JOB
Which lines hold the word "this"? Copy each one.

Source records
<<<<

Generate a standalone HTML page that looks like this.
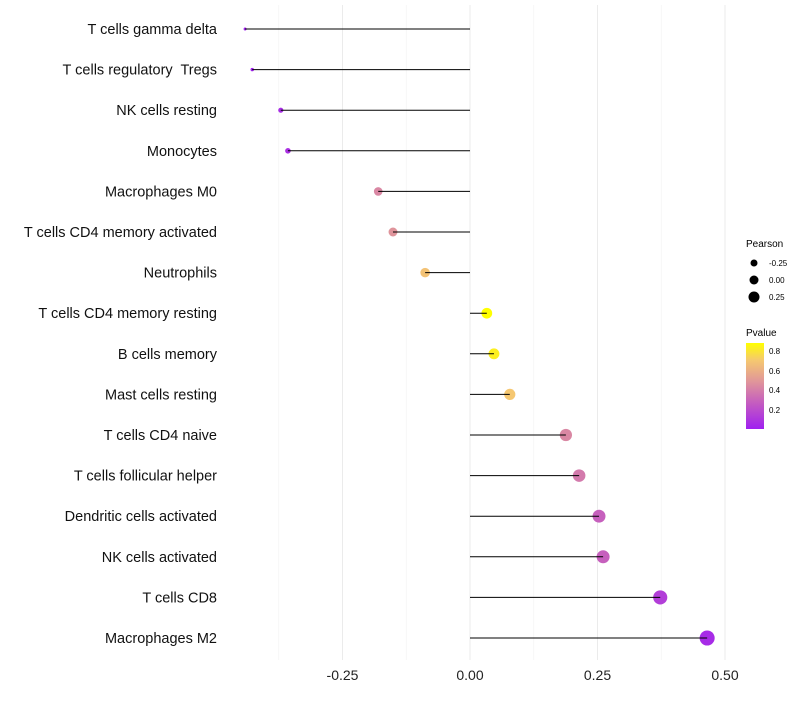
<!DOCTYPE html>
<html><head><meta charset="utf-8"><style>
body{margin:0;background:#fff;font-family:"Liberation Sans",sans-serif}
text{white-space:pre}
</style></head><body>
<svg id="c" width="800" height="700" xmlns="http://www.w3.org/2000/svg">
<defs><linearGradient id="pg" x1="0" y1="1" x2="0" y2="0">
<stop offset="0" stop-color="#a020f0"/><stop offset="0.3" stop-color="#c45cc0"/><stop offset="0.55" stop-color="#e0959a"/><stop offset="0.8" stop-color="#f5c870"/><stop offset="1" stop-color="#ffff00"/></linearGradient></defs>
<g id="grid"></g><g id="marks"></g><g id="stems"></g><g id="axes"></g>
<g font-size="10">
<text x="746" y="247" fill="#000">Pearson</text>
<circle cx="754" cy="263" r="3.5" fill="#000"/><text x="769" y="266" font-size="8">-0.25</text>
<circle cx="754" cy="280" r="4.5" fill="#000"/><text x="769" y="283" font-size="8">0.00</text>
<circle cx="754" cy="297" r="5.5" fill="#000"/><text x="769" y="300" font-size="8">0.25</text>
<text x="746" y="336">Pvalue</text>
<rect x="746" y="343" width="18" height="86" fill="url(#pg)"/>
<text x="769" y="354" font-size="8">0.8</text><text x="769" y="374" font-size="8">0.6</text>
<text x="769" y="393" font-size="8">0.4</text><text x="769" y="413" font-size="8">0.2</text>
</g>
</svg>
<script>
const categories=["T cells gamma delta","T cells regulatory  Tregs","NK cells resting","Monocytes","Macrophages M0","T cells CD4 memory activated","Neutrophils","T cells CD4 memory resting","B cells memory","Mast cells resting","T cells CD4 naive","T cells follicular helper","Dendritic cells activated","NK cells activated","T cells CD8","Macrophages M2"];
const pearson=[-0.441,-0.427,-0.371,-0.357,-0.180,-0.151,-0.088,0.033,0.047,0.078,0.188,0.214,0.253,0.261,0.373,0.465];
const pvalue=[0.02,0.03,0.08,0.09,0.45,0.5,0.7,0.9,0.85,0.72,0.45,0.4,0.3,0.3,0.15,0.07];
const xTicks=[-0.25,0,0.25,0.5];
const xTickLabels=["-0.25","0.00","0.25","0.50"];
const xMinor=[-0.375,-0.125,0.125,0.375];
const NS="http://www.w3.org/2000/svg";
const X=v=>470+v*510;
const Y=i=>29+i*40.6;
const R=v=>v>-0.3?5.2+5*v:Math.max(1.3,3.7+15.7*(v+0.3));
function lerp(a,b,t){return a.map((x,k)=>Math.round(x+(b[k]-x)*t));}
const stops=[[0,[160,32,240]],[0.3,[196,92,192]],[0.55,[224,149,154]],[0.8,[245,200,112]],[1,[255,255,0]]];
function col(p){let t=Math.min(1,Math.max(0,(p-0.02)/0.88));for(let k=1;k<stops.length;k++){if(t<=stops[k][0]){const a=stops[k-1],b=stops[k];const c=lerp(a[1],b[1],(t-a[0])/(b[0]-a[0]));return `rgb(${c})`;}}return 'rgb(255,255,0)';}
function mk(tag,at,parent){const e=document.createElementNS(NS,tag);for(const k in at)e.setAttribute(k,at[k]);parent.appendChild(e);return e;}
const g=document.getElementById('grid'),m=document.getElementById('marks'),s=document.getElementById('stems'),ax=document.getElementById('axes');
xMinor.forEach(v=>{const l=mk('line',{x1:X(v),x2:X(v),y1:5,y2:660,stroke:'#f2f2f2','stroke-width':0.6},g);

});
xTicks.forEach((v,i)=>{const l=mk('line',{x1:X(v),x2:X(v),y1:5,y2:660,stroke:'#ebebeb','stroke-width':1},g);


const t=mk('text',{x:X(v),y:680,'text-anchor':'middle','font-size':14,fill:'#222'},ax);t.textContent=xTickLabels[i];

});
categories.forEach((c,i)=>{const y=Y(i);
const t=mk('text',{x:217,y:y+5,'text-anchor':'end','font-size':14.5,fill:'#111'},ax);t.textContent=c;


const p=mk('circle',{cx:X(pearson[i]),cy:y,r:R(pearson[i]),fill:col(pvalue[i])},m);


const l=mk('line',{x1:X(0),x2:X(pearson[i]),y1:y,y2:y,stroke:'#000','stroke-width':1},s);

});
</script>
</body></html>
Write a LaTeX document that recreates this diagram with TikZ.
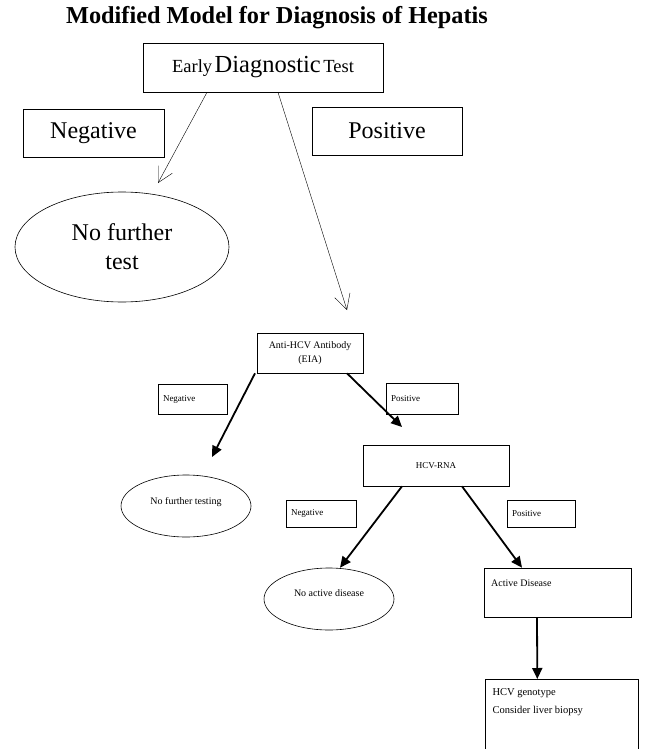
\documentclass[tikz,border=0pt]{standalone}
\usepackage{fontspec}
\setmainfont{Liberation Serif}
\usetikzlibrary{arrows.meta,positioning,shapes.geometric}

\begin{document}
\begin{tikzpicture}[x=1pt,y=-1pt,
    box/.style={draw,line width=0.6pt,inner sep=2pt},
    oval/.style={draw,ellipse,line width=0.6pt,inner sep=0pt,align=center},
    tag/.style={box,font=\fontsize{9}{11}\selectfont,align=left,inner xsep=5pt},
    small/.style={font=\fontsize{10}{14}\selectfont},
    big/.style={font=\fontsize{24}{28}\selectfont},
    thinarrow/.style={line width=0.4pt,
      -{Straight Barb[length=15pt,width=16pt,line width=0.4pt]}},
    thickarrow/.style={line width=1.8pt,-{Triangle[length=11pt,width=10pt]}}]
  \path[use as bounding box,clip] (0,0) rectangle (648,749);
  % Title
  \node[font=\fontsize{24.3}{28}\selectfont\bfseries] (title) at (277,18)
    {Modified Model for Diagnosis of Hepatis};
  % First test
  \node[box,minimum width=240pt,minimum height=49pt] (edt) at (263,67.5)
    {{\fontsize{18.5}{22}\selectfont Early} {\fontsize{24.5}{28}\selectfont Diagnostic}
     {\fontsize{18.5}{22}\selectfont Test}};
  \node[box,big,minimum width=141pt,minimum height=48pt] (neg1) at (93.5,133) {Negative};
  \node[box,big,minimum width=150pt,minimum height=48pt] (pos1) at (387,131) {Positive};
  \node[oval,minimum width=214pt,minimum height=110pt,font=\fontsize{24}{29}\selectfont]
    (nft) at (122,247) {No further\\test};
  \coordinate (tipneg) at (158,183);
  \coordinate (tippos) at (347,310);
  \draw[thinarrow] ([xshift=-56pt]edt.south) -- (tipneg);
  \draw[thinarrow] ([xshift=15pt]edt.south) -- (tippos);
  % Antibody test
  \node[box,small,align=center,minimum width=106pt,minimum height=40pt]
    (anti) at (310,353) {Anti-HCV Antibody\\(EIA)};
  \node[tag,text width=59pt,minimum height=30pt] (neg2) at (192.5,399) {Negative};
  \node[tag,text width=62pt,minimum height=31pt] (pos2) at (422,398.5) {Positive};
  \node[oval,small,minimum width=130pt,minimum height=62pt]
    (nftest) at (186,506) {No further testing\\[-3pt]};
  \coordinate (tipnftest) at (212,457);
  \coordinate (tiprna) at (402,427);
  \draw[thickarrow] ([xshift=-55pt]anti.south) -- (tipnftest);
  \draw[thickarrow] ([xshift=37pt]anti.south) -- (tiprna);
  % RNA test
  \node[box,font=\fontsize{9}{11}\selectfont,minimum width=146pt,minimum height=41pt]
    (rna) at (436,465.5) {HCV-RNA};
  \node[tag,text width=60pt,minimum height=27pt] (neg3) at (321,513.5) {Negative};
  \node[tag,text width=58pt,minimum height=27pt] (pos3) at (541,513.5) {Positive};
  \node[oval,small,minimum width=130pt,minimum height=62pt]
    (nad) at (329,599) {No active disease\\[-3pt]};
  \node[box,minimum width=147pt,minimum height=49pt,
    label={[small,anchor=north west,xshift=4pt,yshift=-9pt]north west:Active Disease}]
    (act) at (557.5,592.5) {};
  \draw[thickarrow] ([xshift=-34pt]rna.south) -- ([xshift=11pt]nad.north);
  \draw[thickarrow] ([xshift=26pt]rna.south) -- ([xshift=-35.5pt]act.north);
  % Follow-up
  \node[box,anchor=north west,minimum width=153pt,minimum height=100pt,
    label={[font=\fontsize{10.5}{18}\selectfont,align=left,anchor=north west,
      xshift=4pt,yshift=-6pt]north west:HCV genotype\\Consider liver biopsy}]
    (geno) at (485,679) {};
  \draw[thickarrow] ([xshift=-20.5pt]act.south) -- ([xshift=-24.5pt]geno.north);
\end{tikzpicture}
\end{document}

>>>>

WRITTEN SOLUTION
Generate a standalone HTML page that looks like this.
Write a LaTeX document that recreates this diagram with TikZ.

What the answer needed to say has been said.